WASHINGTON — Some conservatives, angry over what they describe as the "self-appointed intrusion" of other conservatives into the AIDS debate, have risen to defend Surgeon General C. Everett Koop, who has been under attack for his outspoken views on how to combat the epidemic.
"To ignore reality within our society is to act like ostriches," wrote Douglas O. Lee, chairman of Americans for Nuclear Energy, to ultraconservatives Phyllis Schlafly and Paul M. Weyrich, who initiated the campaign against Koop several months ago. "As a conservative, I resent your self-appointed intrusion into this discussion. This is a medical problem . . . ."
Koop's views have deeply divided his once-solid constituency, which supported him through his confirmation fight and his first years as the nation's chief physician.
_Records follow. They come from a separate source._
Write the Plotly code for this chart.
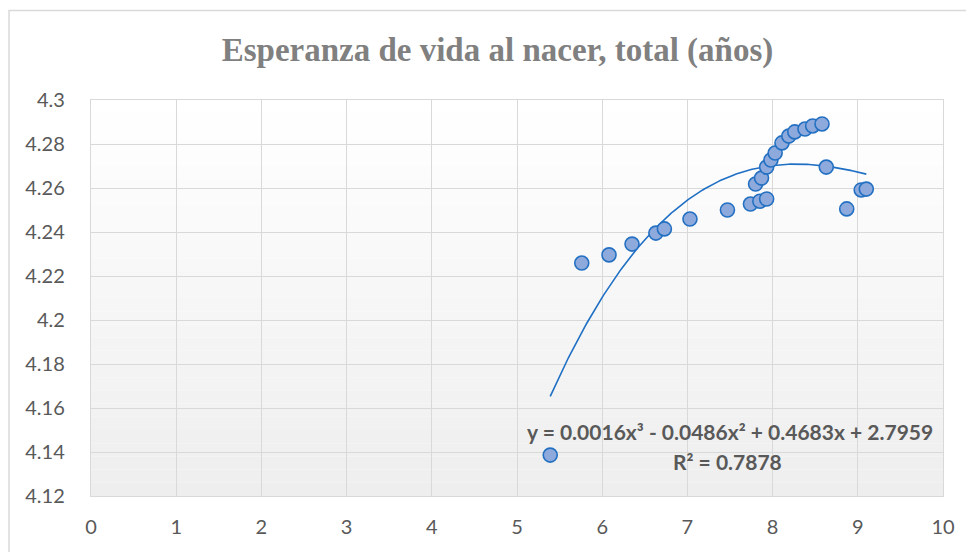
"""Esperanza de vida al nacer - dispersión con tendencia polinómica (Plotly)"""

import numpy as np
import plotly.graph_objects as go

# datos
x_vals = [5.39, 5.76, 6.08, 6.35, 6.63, 6.73, 7.03, 7.47, 7.74, 7.85, 7.93,
          7.80, 7.87, 7.93, 7.98, 8.03, 8.11, 8.19, 8.26, 8.38, 8.47, 8.58,
          8.63, 8.87, 9.04, 9.10]
y_vals = [4.1386, 4.2259, 4.2296, 4.2345, 4.2395, 4.2414, 4.2459, 4.2500,
          4.2527, 4.2540, 4.2550, 4.2618, 4.2645, 4.2695, 4.2727, 4.2759,
          4.2805, 4.2836, 4.2855, 4.2868, 4.2882, 4.2891, 4.2695, 4.2505,
          4.2591, 4.2595]

x_ticks = [0, 1, 2, 3, 4, 5, 6, 7, 8, 9, 10]
y_ticks = [4.12, 4.14, 4.16, 4.18, 4.2, 4.22, 4.24, 4.26, 4.28, 4.3]
y_tick_text = ['4.12', '4.14', '4.16', '4.18', '4.2', '4.22', '4.24', '4.26', '4.28', '4.3']

titulo = 'Esperanza de vida al nacer, total (años)'
ecuacion = 'y = 0.0016x³ - 0.0486x² + 0.4683x + 2.7959'
r2 = 'R² = 0.7878'

# tendencia polinómica de grado 3 (como Excel)
coef = np.polyfit(x_vals, y_vals, 3)
xs = np.linspace(min(x_vals), max(x_vals), 200)
ys = np.polyval(coef, xs)

GRIS = '#595959'

fig = go.Figure()
fig.add_trace(go.Scatter(
    x=xs, y=ys, mode='lines',
    line=dict(color='#1F6FC4', width=1.6),
    hoverinfo='skip', showlegend=False
))
fig.add_trace(go.Scatter(
    x=x_vals, y=y_vals, mode='markers',
    marker=dict(size=14, color='#8EAADC', line=dict(color='#2370C2', width=1.6)),
    showlegend=False
))

# degradado del área de trazado (blanco -> gris claro)
n = 30
for i in range(n):
    g = int(round(255 - (255 - 238) * (i / (n - 1))))
    fig.add_shape(
        type='rect', xref='x domain', yref='y domain',
        x0=0, x1=1, y0=1 - (i + 1) / n, y1=1 - i / n,
        fillcolor=f'rgb({g},{g},{g})', line=dict(width=0), layer='below'
    )

# marco exterior del gráfico
fig.add_shape(
    type='rect', xref='paper', yref='paper',
    x0=-0.0962, x1=1.06, y0=-0.25, y1=1.2257,
    line=dict(color='#D9D9D9', width=1.5), fillcolor='rgba(0,0,0,0)'
)

# etiqueta de la línea de tendencia (dos líneas)
fuente_eq = dict(family='Lato, sans-serif', size=21, color=GRIS)
fig.add_annotation(
    x=7.50, y=4.1495, xref='x', yref='y', text=f'<b>{ecuacion}</b>', showarrow=False,
    font=fuente_eq, xanchor='center', yanchor='middle'
)
fig.add_annotation(
    x=7.47, y=4.1359, xref='x', yref='y', text=f'<b>{r2}</b>', showarrow=False,
    font=fuente_eq, xanchor='center', yanchor='middle'
)

# el <body> de la página añade 8 px de margen: se compensa en width/height/margin
fig.update_layout(
    width=966, height=544,
    margin=dict(l=83, r=31, t=92, b=56),
    paper_bgcolor='white', plot_bgcolor='white',
    title=dict(
        text=f'<b>{titulo}</b>', x=0.5067, xanchor='center', y=0.9246, yanchor='middle',
        font=dict(family='Liberation Serif, Times New Roman, serif', size=33, color='#808080')
    ),
    font=dict(family='Lato, Open Sans, sans-serif', size=20, color=GRIS),
    xaxis=dict(
        range=[0, 10], tickvals=x_ticks, showgrid=True, gridcolor='#D9D9D9', gridwidth=1.4,
        zeroline=False, showline=True, linecolor='#D9D9D9', linewidth=1.4, mirror=True,
        ticks='', ticklabelstandoff=13, fixedrange=True
    ),
    yaxis=dict(
        range=[4.12, 4.3], tickvals=y_ticks, ticktext=y_tick_text, showgrid=True,
        gridcolor='#D9D9D9', gridwidth=1.4, zeroline=False, showline=True,
        linecolor='#D9D9D9', linewidth=1.4, mirror=True,
        ticks='', ticklabelstandoff=21, fixedrange=True
    ),
)

fig.write_html('out.html')
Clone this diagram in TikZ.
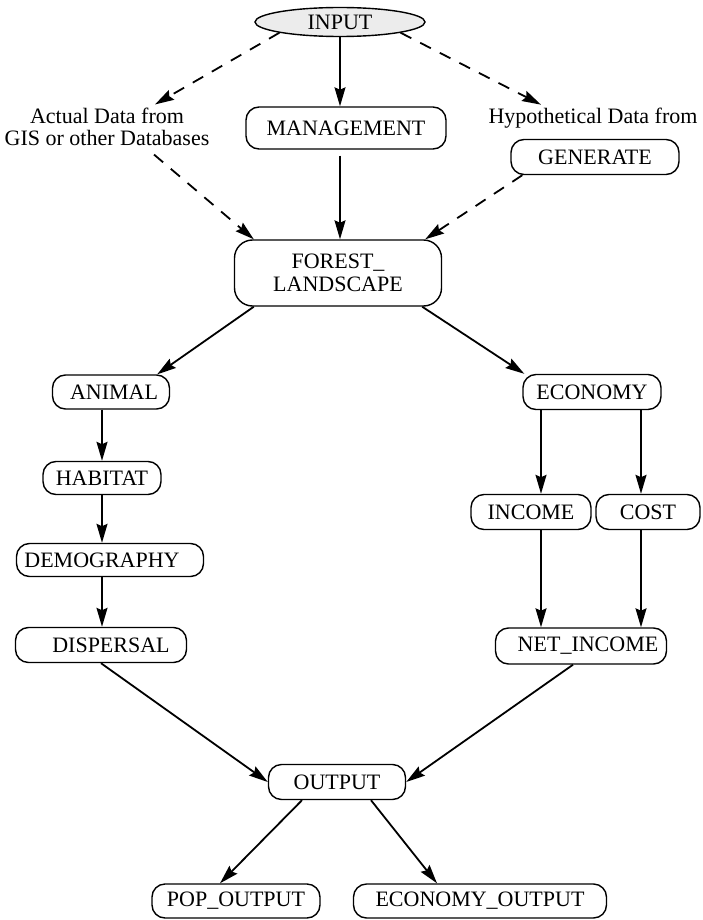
\documentclass[tikz,border=0pt]{standalone}
\usepackage{fontspec}
\setmainfont{Liberation Serif}
\usetikzlibrary{arrows.meta,shapes.geometric,calc}
\begin{document}
\begin{tikzpicture}[x=1pt,y=-1pt,
  box/.style={draw,line width=1.4pt,rounded corners=13pt,inner sep=0pt,align=center,font=\fontsize{22}{23}\selectfont},
  lbl/.style={inner sep=0pt,align=center,font=\fontsize{22}{22}\selectfont},
  arr/.style={line width=1.8pt,-{Stealth[length=19pt,width=11pt,inset=2.5pt]}},
  darr/.style={arr,dash pattern=on 12pt off 10pt}]
\useasboundingbox (0,0) rectangle (702,920);

\node[draw,ellipse,fill=gray!15,line width=1.4pt,minimum width=170pt,minimum height=29pt,inner sep=0pt,font=\fontsize{22}{23}\selectfont] (input) at (340,22) {INPUT};
\node[box,minimum width=200pt,minimum height=42pt] (mgmt) at (346,128) {MANAGEMENT};
\node[lbl] (actual) at (107,126.5) {Actual Data from\\GIS or other Databases};
\node[lbl] (hypo) at (593,118) {Hypothetical Data from};
\node[box,minimum width=168pt,minimum height=35pt] (gen) at (595,157) {GENERATE};
\node[box,minimum width=207pt,minimum height=66pt,rounded corners=18pt] (forest) at (338,273) {FOREST\_\\LANDSCAPE};
\node[box,minimum width=117pt,minimum height=34pt] (animal) at (111,392) {\hspace*{6pt}ANIMAL};
\node[box,minimum width=118pt,minimum height=33pt] (habitat) at (102,478) {HABITAT};
\node[box,minimum width=187pt,minimum height=33pt] (demo) at (110,560) {DEMOGRAPHY\hspace*{16pt}};
\node[box,minimum width=171pt,minimum height=35pt] (disp) at (101,645) {\hspace*{20pt}DISPERSAL};
\node[box,minimum width=138pt,minimum height=35pt] (econ) at (592,392) {ECONOMY};
\node[box,minimum width=120pt,minimum height=35pt] (income) at (531,512) {INCOME};
\node[box,minimum width=104pt,minimum height=35pt] (cost) at (648,512) {COST};
\node[box,minimum width=171pt,minimum height=36pt] (net) at (581,646) {\hspace*{14pt}NET\_INCOME};
\node[box,minimum width=137pt,minimum height=35pt] (output) at (337,782) {OUTPUT};
\node[box,minimum width=168pt,minimum height=34pt] (pop) at (236,901) {POP\_OUTPUT};
\node[box,minimum width=253pt,minimum height=34pt] (econout) at (480,901) {ECONOMY\_OUTPUT};

\coordinate (eL) at ([xshift=-51pt]econ.south);
\coordinate (eR) at ([xshift=49pt]econ.south);

\draw[arr] (input.south) -- (input.south |- mgmt.north);
\draw[arr] ($(input.south |- mgmt.south)+(0,6)$) -- (input.south |- forest.north);
\draw[darr] (input.south west) -- ([xshift=48pt,yshift=3pt]actual.north);
\draw[darr] ([xshift=47pt,yshift=-9pt]actual.south) -- ([xshift=20pt]forest.north west);
\draw[darr] (input.south east) -- ([xshift=-52pt,yshift=3pt]hypo.north);
\draw[darr] ([xshift=12pt]gen.south west) -- ([xshift=-17pt]forest.north east);

\draw[arr] ([xshift=20pt]forest.south west) -- ([xshift=-13pt]animal.north east);
\draw[arr] ([xshift=-20pt]forest.south east) -- ([xshift=2pt]econ.north west);
\draw[arr] (habitat.north |- animal.south) -- (habitat.north);
\draw[arr] (habitat.south) -- (habitat.south |- demo.north);
\draw[arr] (habitat.south |- demo.south) -- (habitat.south |- disp.north);
\draw[arr] (eL) -- (eL |- income.north);
\draw[arr] (eL |- income.south) -- (eL |- net.north);
\draw[arr] (eR) -- (eR |- cost.north);
\draw[arr] (eR |- cost.south) -- (eR |- net.north);
\draw[arr] (disp.south) -- (output.west);
\draw[arr] ([xshift=-8pt]net.south) -- (output.east);
\draw[arr] ([xshift=-35pt]output.south) -- ([xshift=-16pt]pop.north);
\draw[arr] ([xshift=34pt]output.south) -- ([xshift=-43pt]econout.north);
\end{tikzpicture}
\end{document}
His report to the nation on AIDS last October, which called for sex education as early as elementary school and pleaded for compassion for AIDS patients, has transformed public debate on the epidemic. Since then, Koop has engaged in an unusually frank discussion of how AIDS is spread and has called for the advertisement of condoms on television and in other media.
Schlafly and Weyrich, among other things, object to Koop's promotion of condoms as the best way to reduce sexual spread of the AIDS virus and have criticized him for advocating sex education that would teach what they call "safe sodomy" and "safe fornication with condoms" to children. They have also described his comments about AIDS as "a cover-up for the homosexual community."
"No one appointed him to prescribe curriculum for grade school," Schlafly said Tuesday in an interview. "It's really out of line--and what he is prescribing is unacceptable."
Schlafly, who spearheaded the successful drive in the 1970s to defeat the equal rights amendment, recently wrote Koop in an angry letter: "We note that you did not advise people to use cigarette holders with filters in order to slightly reduce the health risks of smoking. We believe it would be just as irresponsible to advise people to use condoms in order to slightly reduce the health risks of illicit sexual activity."
'Not in Public Schools'
Further, she said, Koop fails to "differentiate between advice to adults and what could properly be taught to minor children. If he wants to go into singles' bars and say: 'Use condoms,' that's fine. But not in the public schools."
Koop, who was out of the country and could not be reached for comment, is known to be stung by the criticism, although he feels very strongly--as he wrote in response to Schlafly--that he must carry out his duties "in a scrupulously correct and scientific manner" and not become involved in "matters . . . which are judgmental in nature and which do not directly bear upon the scientific, medical and epidemiological facts of the disease of AIDS."
As part of their efforts, Schlafly and Weyrich have persuaded several conservatives, including presidential aspirant Rep. Jack Kemp (R-N.Y.), to withdraw their names as sponsors of a dinner next Tuesday honoring Koop.
Some Fighting Back
But, in recent weeks, others in the conservative community have begun to fight back--against their own--in support of Koop.
"I hate to be in a public debate with Phyllis Schlafly, since we have a lot of things in common," said Elizabeth Whelan, executive director of the American Council on Science and Health, a conservative consumer education group. "But she is wrong about Dr. Koop."
Whelan said she was initially "horrified" by Koop's views as they were described in a recent mailing by Schlafly and Weyrich. After receiving Schlafly's letter, however, Whelan said she called Koop's office and asked to be sent copies of his most recent speeches on AIDS.
"When I sat and read these and compared them to what Phyllis said he said--I cried," Whelan said. "I'm sure others won't take the time to do what I did. I know there are a lot of people out there who would be with Dr. Koop if they didn't have their information filtered through Phyllis Schlafly."
Whelan said that, when her telephone calls to Schlafly were not returned, she wrote a letter.
"In everything I've read in Dr. Koop's written speeches, he stresses monogamy as the first line of defense against AIDS," she wrote. "But, if Dr. Koop were to remain mute on the subject of condoms, he would be withholding vital public health information . . . . Our value system should not be so purist that it will condemn thousands of Americans to death . . . ."
Further, Whelan said, she and her husband, lawyer Stephen T. Whelan, were startled and angered to discover that his name was one of those attached to Schlafly's letter to Koop. Whelan said her husband had signed no such letter.
"He and I were at a meeting in February of a political group where Phyllis went around collecting signatures for a petition in support of teaching abstinence," Mrs. Whelan said. "He doesn't agree with her statements about Dr. Koop and doesn't like getting caught up in deceptions of that kind."
Schlafly insisted that the names on the Koop letter were legitimate. "Everybody knew what they were signing," she said.
Immune System Destroyed
AIDS, or acquired immune deficiency syndrome, is caused by a virus that destroys the body's immune system, leaving it powerless to resist certain cancers and otherwise rare infections. It can also invade the central nervous system, causing severe neurological disorders. It is commonly transmitted through anal and vaginal sexual intercourse, through the sharing of unsterilized hypodermic needles and by woman to fetus during pregnancy.